No single person owned recovery testing, so the version mismatch, the missing disk snapshots, and the broken alert path had all survived undetected. Each failure was independent and each was silent.
An LVM snapshot is a point-in-time copy of a disk volume. The only viable restore point was one taken manually six hours earlier at 17:20 UTC. That snapshot lived on staging — a cost-saving environment running Azure Classic disks throttled to about 60 Mbps. Copying it to production took 18 hours. At least 5,000 projects, 5,000 comments, and roughly 700 users were permanently lost. These were every database change made in the six hours between the snapshot and the deletion. Git repositories and wikis were unavailable during the outage but survived intact because they lived outside the database. GitLab streamed the recovery live on YouTube, posting regular updates as the restore ran.
GitLab's published accounts agreed that the loss window began at 17:20 UTC but gave three different endpoints: 23:25, 23:30, and 00:00 UTC.
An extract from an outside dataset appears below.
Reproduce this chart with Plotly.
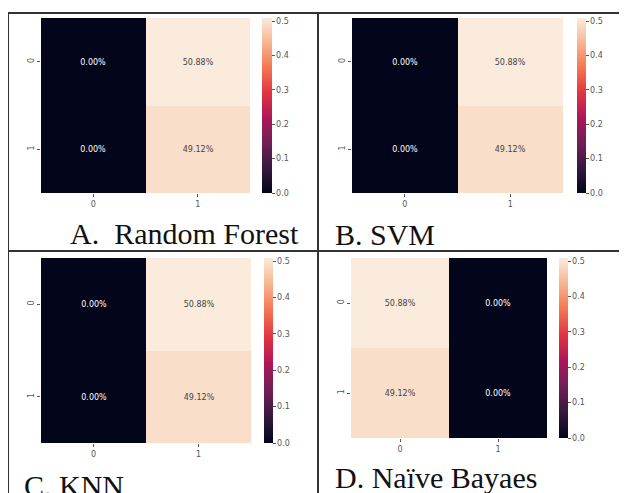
import plotly.graph_objects as go

W, H = 627, 493
OFF = 8  # default page body margin of the written html

categories = ["0", "1"]
rf_values = [[0.0, 0.5088], [0.0, 0.4912]]
svm_values = [[0.0, 0.5088], [0.0, 0.4912]]
knn_values = [[0.0, 0.5088], [0.0, 0.4912]]
nb_values = [[0.5088, 0.0], [0.4912, 0.0]]
titles = ["A.\u00a0\u00a0Random Forest", "B. SVM", "C. KNN", "D. Na\u00efve Bayaes"]
cbar_ticks = [0.0, 0.1, 0.2, 0.3, 0.4, 0.5]

rocket = [
    [0.0, "#03051A"], [0.143, "#35193E"], [0.286, "#701F57"], [0.429, "#AD1759"],
    [0.571, "#E13342"], [0.714, "#F37651"], [0.857, "#F6B48F"], [1.0, "#FAEBDD"],
]

# panel geometry in window pixels: heatmap (x0, x1, y0, y1), colorbar (x, width), title (x, ycenter)
panels = [
    dict(z=rf_values, hm=(41, 250, 18, 193), cb=(262, 10), title=(68, 233)),
    dict(z=svm_values, hm=(352, 563, 18, 193), cb=(577, 9), title=(333, 234)),
    dict(z=knn_values, hm=(41, 251, 258, 443), cb=(264, 9), title=(22, 485)),
    dict(z=nb_values, hm=(351, 547, 258, 438), cb=(559, 9), title=(333, 477)),
]

def px(x):
    return (x - OFF) / W

def py(y):
    return 1 - (y - OFF) / H

fig = go.Figure()
tickfont = dict(family="DejaVu Sans", size=8, color="#555555")
annotations = []
layout = {}
for i, p in enumerate(panels):
    n = i + 1
    sfx = "" if n == 1 else str(n)
    x0, x1, y0, y1 = p["hm"]
    cbx, cbw = p["cb"]
    zmax = max(max(r) for r in p["z"])
    fig.add_trace(go.Heatmap(
        z=p["z"], x=categories, y=categories,
        xaxis="x" + sfx, yaxis="y" + sfx,
        coloraxis="coloraxis" + sfx,
        texttemplate="%{z:.2%}",
        textfont=dict(family="DejaVu Sans", size=8),
        hoverinfo="skip",
    ))
    layout["xaxis" + sfx] = dict(
        domain=[px(x0), px(x1)], anchor="y" + sfx, showgrid=False, zeroline=False,
        showline=False, ticks="outside", ticklen=3, tickcolor="#555555", tickfont=tickfont,
        range=[-0.5, 1.5], fixedrange=True,
    )
    layout["yaxis" + sfx] = dict(
        domain=[py(y1), py(y0)], anchor="x" + sfx, showgrid=False, zeroline=False,
        showline=False, ticks="outside", ticklen=3, tickcolor="#555555", tickfont=tickfont,
        range=[1.5, -0.5], tickangle=-90, fixedrange=True,
    )
    layout["coloraxis" + sfx] = dict(
        colorscale=rocket, cmin=0, cmax=zmax,
        colorbar=dict(
            x=px(cbx), xanchor="left", y=py(y0), yanchor="top",
            len=y1 - y0, lenmode="pixels", thickness=cbw, thicknessmode="pixels",
            xpad=0, ypad=0, outlinewidth=0, ticks="outside", ticklen=3,
            tickcolor="#555555", tickvals=cbar_ticks, tickformat=".1f",
            tickfont=tickfont,
        ),
    )
    tx, ty = p["title"]
    annotations.append(dict(
        text=titles[i], x=px(tx), y=py(ty), xref="paper", yref="paper",
        xanchor="left", yanchor="middle", showarrow=False,
        font=dict(family="Liberation Serif", size=30, color="#111111"),
    ))

line = dict(color="#333333", width=2)
shapes = [
    dict(type="line", xref="paper", yref="paper", x0=px(8), x1=px(640), y0=py(13), y1=py(13), line=line),
    dict(type="line", xref="paper", yref="paper", x0=px(8), x1=px(640), y0=py(251), y1=py(251), line=line),
    dict(type="line", xref="paper", yref="paper", x0=px(8), x1=px(8), y0=py(13), y1=py(505), line=line),
    dict(type="line", xref="paper", yref="paper", x0=px(318), x1=px(318), y0=py(13), y1=py(505), line=line),
]

fig.update_layout(
    width=W, height=H, autosize=False,
    margin=dict(l=0, r=0, t=0, b=0),
    paper_bgcolor="white", plot_bgcolor="white",
    annotations=annotations, shapes=shapes, **layout,
)
fig.write_html("out.html")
Self-managed GitLab and GitHost instances were unaffected by the outage and data loss.
WAL-E is an open-source tool that archives PostgreSQL write-ahead log files to object storage, enabling continuous backup and point-in-time recovery. GitLab added hourly LVM snapshots and implemented WAL-E continuous streaming to S3 and Azure Blob, significantly expanding the recovery artifact set. As of the public tracker review, WAL-E monitoring was not yet available and automated restore testing had not been marked complete. Artifacts had been added, but end-to-end recovery assurance had not been verified.
From the first signal to all-clear in 18h 30m.
Before database load testing, an engineer manually took an LVM snapshot of production and loaded it into staging. That snapshot became the only viable recovery artifact six hours later.
Spammers hammering the database with snippet creation combined with a background job removing a flagged employee account to push database load high. The combined pressure made the service unstable.
The load escalated into a full write lockup, taking parts of the service down and signaling that the situation had moved beyond routine database pressure.
Responders were paged because the secondary had fallen roughly 4 GB behind and stopped replicating entirely. The primary had already removed the WAL segments the secondary needed to catch up.
While trying to rebuild the secondary, an engineer ran the data-directory removal on the wrong host. The rebuild process gave no output, making progress impossible to judge. The command was stopped within seconds, but approximately 300 GB was already gone.
After an 18-hour copy from staging's throttled disks, GitLab brought the database back online — the first service available to users since the deletion. Webhooks were excluded from this initial restoration and came back about an hour later.
GitLab finished restoring webhooks and confirmed the service was operating as expected, closing out about 18 hours of downtime.